In the GATT, there never was a formal Group of 77 chapter -- only an informal group of developing countries that has largely functioned to name candidates for various posts, while avoiding the substantive issues in negotiations and with individual developing country members acting to prevent any common view emerging.

But whatever the merits of such individual functioning to gain market access in the old GATT, the new WTO trading system -- dealing, not with market access for goods exports, but a transnational production and distribution systems suppressing and superseding national systems -- has emerged as a forum of perpetual negotiations for shrinking national space in favour of global corporate interests.

The very nature of the GATT is such that the majors can talk about 'free trade' but practice neo-mercantilism. None of the theories of GATT economists or that of the Fund and the Bank, of unilateral liberalization welfare maximising benefits for the liberaliser, is ever practised by the industrialized countries themselves. The GATT in practice, has been a trade negotiation forum for bargaining for reciprocal exchange of trade concessions that are then multilateralized.

Whatever the merits of 'each for himself' in the old GATT negotiations -- for particular market access (tariff and non-tariff) concessions -- the costs of this exercise, individually and collectively, has been shown in terms of setting the rules of the game in the Uruguay Round of Trade Negotiations -- in the trading rules in goods, in services and in intellectual property regime -- where the major industrialized countries, whatever their differences among themselves, have been united in their common objective of opening up the Third World markets for their TNCs and for rewriting the rules of the game to prevent rise of competitivity in the South.

But the final outcome, the World Trade Organization and its annexed agreements on trade in goods, services and the new global intellectual/industrial property regime, has set the stage for perpetual negotiations -- with the North always the demandeurs and constantly rewriting the rules and the weak and dependent South unable to act together to prevent perpetuation of the colonial era international division of labour that, under the talk of interdependence and globalization, the new age of Alliance Capitalism centred around the Triad is forging.

How to reverse this prospect as the world moves to the next millenia, and how to ensure that the post-war decolonisation and independence of the South is not a mere interregnum, is the task and the agenda that faces the South on the 30th anniversary of the founding of the Group of Seventyseven.

It is a task that needs conceptualisation, and formulation of strategies and tactics.

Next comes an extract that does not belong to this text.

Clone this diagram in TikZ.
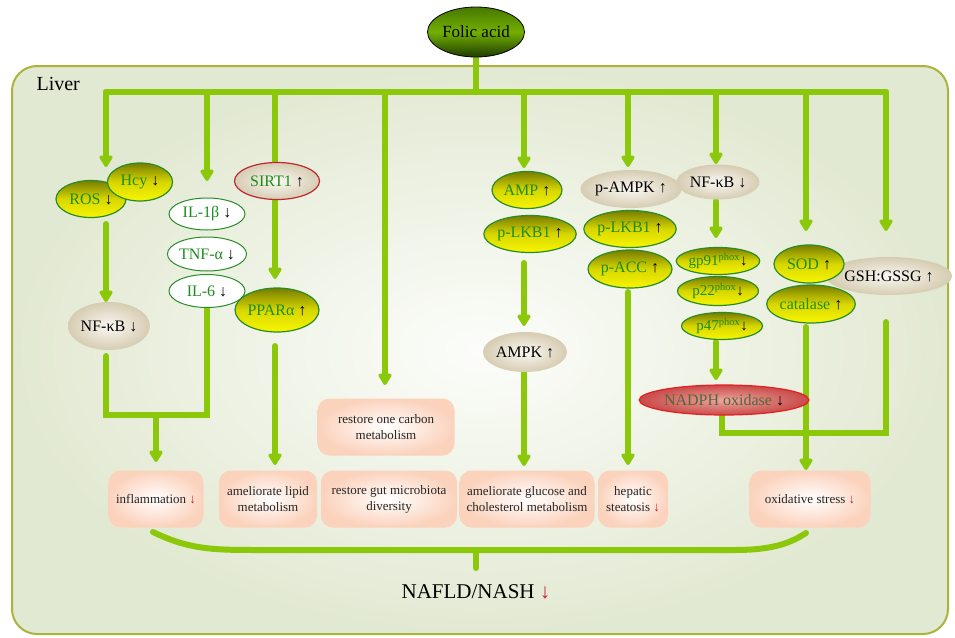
\documentclass[tikz,border=0pt]{standalone}
\usepackage{fontspec}
\setmainfont{Liberation Serif}
\usetikzlibrary{shapes.geometric,arrows.meta}
\pgfdeclarelayer{bg}
\pgfdeclarelayer{lines}
\pgfsetlayers{bg,lines,main}
\definecolor{lg}{RGB}{140,200,10}
\definecolor{gtext}{RGB}{30,140,30}
\definecolor{gborder}{RGB}{40,140,40}
\definecolor{redarrow}{RGB}{200,30,50}
\definecolor{ytop}{RGB}{120,125,0}
\definecolor{ymid}{RGB}{215,215,0}
\definecolor{ybot}{RGB}{248,245,0}
\definecolor{beigein}{RGB}{250,248,242}
\definecolor{beigeout}{RGB}{214,204,178}
\definecolor{peach}{RGB}{251,210,188}
\definecolor{sirtred}{RGB}{190,40,50}
\definecolor{liverin}{RGB}{252,253,250}
\definecolor{liverout}{RGB}{226,233,210}
\definecolor{liverborder}{RGB}{170,180,60}
\definecolor{ftop}{RGB}{70,120,0}
\definecolor{fmid}{RGB}{115,175,0}
\definecolor{fbot}{RGB}{30,60,0}
\definecolor{nadin}{RGB}{238,165,155}
\definecolor{nadout}{RGB}{200,75,75}
\definecolor{nadtext}{RGB}{75,105,65}
\newcommand\dnar{\textcolor{black}{↓}}
\newcommand\upar{\textcolor{black}{↑}}
\newcommand\rdnar{\textcolor{redarrow}{↓}}
\tikzset{
  ell/.style={ellipse, inner sep=0pt, font=\fontsize{16}{18}\selectfont},
  yel/.style={ell, draw=gborder, line width=1.2pt, top color=ytop, bottom color=ybot, middle color=ymid, text=gtext},
  bei/.style={ell, inner color=beigein, outer color=beigeout, text=black},
  whi/.style={ell, draw=gborder, fill=white, line width=1pt, text=gtext},
  pbox/.style={rectangle, rounded corners=12pt, inner color=white, outer color=peach, align=center, font=\fontsize{13}{16}\selectfont, inner sep=0pt, text=black!85},
  conn/.style={draw=lg, line width=6pt, line cap=round},
  arr/.style={conn, -{Triangle[width=15pt,length=13pt,round]}}
}
\begin{document}
\begin{tikzpicture}[x=1pt,y=-1pt]
\useasboundingbox (0,0) rectangle (955,637);
\begin{pgfonlayer}{bg}
\draw[liverborder, line width=2pt, rounded corners=25pt, inner color=liverin, outer color=liverout] (12,66) rectangle (948,634);
\end{pgfonlayer}
\node[anchor=west, font=\fontsize{20}{22}\selectfont] (liver) at (33,84) {Liver};
% top
\node[ell, draw=black, line width=0.8pt, top color=ftop, bottom color=fbot, middle color=fmid, minimum width=97pt, minimum height=50pt, font=\fontsize{17}{19}\selectfont] (folic) at (476,32) {Folic acid};
% left column
\node[yel, minimum width=70pt, minimum height=37pt] (ros) at (91,199) {ROS \dnar};
\node[yel, minimum width=65pt, minimum height=38pt] (hcy) at (140,182) {Hcy \dnar};
\node[bei, minimum width=82pt, minimum height=48pt] (nfk1) at (109,326) {NF-κB \dnar};
\node[whi, minimum width=76pt, minimum height=32pt] (il1) at (207,214) {IL-1β \dnar};
\node[whi, minimum width=76pt, minimum height=34pt] (tnf) at (207,254) {TNF-α \dnar};
\node[whi, minimum width=76pt, minimum height=33pt] (il6) at (207,291) {IL-6 \dnar};
\node[bei, draw=sirtred, line width=1.2pt, text=gtext, minimum width=85pt, minimum height=37pt] (sirt) at (277,181) {SIRT1 \upar};
\node[yel, minimum width=84pt, minimum height=44pt] (ppar) at (277,310) {PPARα \upar};
% middle
\node[yel, minimum width=70pt, minimum height=37pt] (amp) at (527,190) {AMP \upar};
\node[yel, minimum width=83pt, minimum height=37pt] (lkba) at (530,234) {p-LKB1 \upar};
\node[bei, minimum width=84pt, minimum height=40pt] (ampk) at (525,352) {AMPK \upar};
\node[bei, minimum width=94pt, minimum height=38pt] (pampk) at (631,189) {p-AMPK \upar};
\node[yel, minimum width=84pt, minimum height=37pt] (lkbb) at (630,229) {p-LKB1 \upar};
\node[yel, minimum width=84pt, minimum height=38pt] (acc) at (630,269) {p-ACC \upar};
% right
\node[bei, minimum width=83pt, minimum height=35pt] (nfk2) at (718,182) {NF-κB \dnar};
\node[yel, minimum width=83pt, minimum height=27pt, font=\fontsize{15}{17}\selectfont] (gp91) at (718,261) {gp91\textsuperscript{phox}\dnar};
\node[yel, minimum width=81pt, minimum height=29pt, font=\fontsize{15}{17}\selectfont] (p22) at (718,291) {p22\textsuperscript{phox}\dnar};
\node[yel, minimum width=81pt, minimum height=27pt, font=\fontsize{15}{17}\selectfont] (p47) at (722,326) {p47\textsuperscript{phox}\dnar};
\node[ell, draw={rgb,255:red,230;green,30;blue,30}, line width=1.2pt, inner color=nadin, outer color=nadout, text=nadtext, minimum width=154pt, minimum height=30pt] (nadph) at (724,400) {NADPH oxidase \dnar};
\node[bei, minimum width=98pt, minimum height=38pt] (gsh) at (889,276) {GSH:GSSG \upar};
\node[yel, minimum width=70pt, minimum height=38pt] (sod) at (809,264) {SOD \upar};
\node[yel, minimum width=84pt, minimum height=38pt] (cat) at (811,304) {catalase \upar};
% boxes
\node[pbox, minimum width=137pt, minimum height=57pt] (carbon) at (386,427) {restore one carbon\\metabolism};
\node[pbox, minimum width=95pt, minimum height=57pt] (infl) at (156,499) {inflammation \rdnar};
\node[pbox, minimum width=98pt, minimum height=57pt] (lipid) at (268,499) {ameliorate lipid\\metabolism};
\node[pbox, minimum width=136pt, minimum height=57pt] (gut) at (389,499) {restore gut microbiota\\diversity};
\node[pbox, minimum width=135pt, minimum height=57pt] (gluc) at (527,499) {ameliorate glucose and\\cholesterol metabolism};
\node[pbox, minimum width=70pt, minimum height=57pt] (hep) at (633,499) {hepatic\\steatosis \rdnar};
\node[pbox, minimum width=121pt, minimum height=57pt] (ox) at (810,499) {oxidative stress \rdnar};
\node[font=\fontsize{21}{24}\selectfont] (nafld) at (476,592) {NAFLD/NASH \rdnar};
% coordinates
\path (476,92) coordinate (kc)
  (106,92) coordinate (k1) (106,167) coordinate (e1)
  (207,92) coordinate (k2) (207,181) coordinate (e2)
  (275,92) coordinate (k3)
  (385,92) coordinate (k4) (385,385) coordinate (e4)
  (524,92) coordinate (k5) (524,168) coordinate (e5)
  (628,92) coordinate (k6) (628,167) coordinate (e6)
  (716,92) coordinate (k7) (716,164) coordinate (e7)
  (806,92) coordinate (k8) (806,231) coordinate (e8)
  (886,92) coordinate (k9) (886,231) coordinate (e9)
  (106,224) coordinate (r1) (106,302) coordinate (r2)
  (106,356) coordinate (n1) (106,415) coordinate (n2) (207,415) coordinate (n3) (207,308) coordinate (n4)
  (156,415) coordinate (m1) (156,462) coordinate (m2)
  (275,200) coordinate (s1) (275,279) coordinate (s2)
  (275,346) coordinate (s3) (275,465) coordinate (s4)
  (524,263) coordinate (a1) (524,326) coordinate (a2)
  (524,373) coordinate (a3) (524,466) coordinate (a4)
  (628,292) coordinate (c1) (628,465) coordinate (c2)
  (716,201) coordinate (g1) (716,238) coordinate (g2)
  (716,342) coordinate (g3) (716,380) coordinate (g4)
  (722,416) coordinate (h1) (722,433) coordinate (h2) (886,433) coordinate (h3) (886,322) coordinate (h4)
  (806,327) coordinate (o1) (806,470) coordinate (o2)
  (153,532) coordinate (b1) (260,550) coordinate (b2) (735,550) coordinate (b3) (806,533) coordinate (b4)
  (476,550) coordinate (q1) (476,568) coordinate (q2);
\begin{pgfonlayer}{lines}
\draw[conn] (folic.south) -- (kc);
\draw[conn] (k1) -- (k9);
\draw[arr] (k1) -- (e1);
\draw[arr] (k2) -- (e2);
\draw[conn] (k3) -- (k3 |- sirt.north);
\draw[arr] (k4) -- (e4);
\draw[arr] (k5) -- (e5);
\draw[arr] (k6) -- (e6);
\draw[arr] (k7) -- (e7);
\draw[arr] (k8) -- (e8);
\draw[arr] (k9) -- (e9);
\draw[arr] (r1) -- (r2);
\draw[conn, line join=miter] (n1) -- (n2) -- (n3) -- (n4);
\draw[arr] (m1) -- (m2);
\draw[arr] (s1) -- (s2);
\draw[arr] (s3) -- (s4);
\draw[arr] (a1) -- (a2);
\draw[arr] (a3) -- (a4);
\draw[arr] (c1) -- (c2);
\draw[arr] (g1) -- (g2);
\draw[arr] (g3) -- (g4);
\draw[conn, line join=miter] (h1) -- (h2) -- (h3) -- (h4);
\draw[arr] (o1) -- (o2);
\draw[conn] (b1) .. controls (190,550) and (215,550) .. (b2) -- (b3) .. controls (775,550) and (792,542) .. (b4);
\draw[conn] (q1) -- (q2);
\end{pgfonlayer}
\end{tikzpicture}
\end{document}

It needs effective functioning, not only in the UN and the agencies, but more than ever in the GATT/WTO and the FUND/Bank. It needs not a platform approach as in the first two decades of the G77, but a carefully chosen and selective agenda that can unite as many as possible, and not harm any.

It is a task full of challenges, but not insurmountable ones. It needs coordination firstly in national capitals -- with trade, industry, agriculture and foreign ministers acting together -- and collectively among governments in the international arena and the WTO/Fund/Bank institutions, and not merely improvisation by diplomats and negotiators on the spot.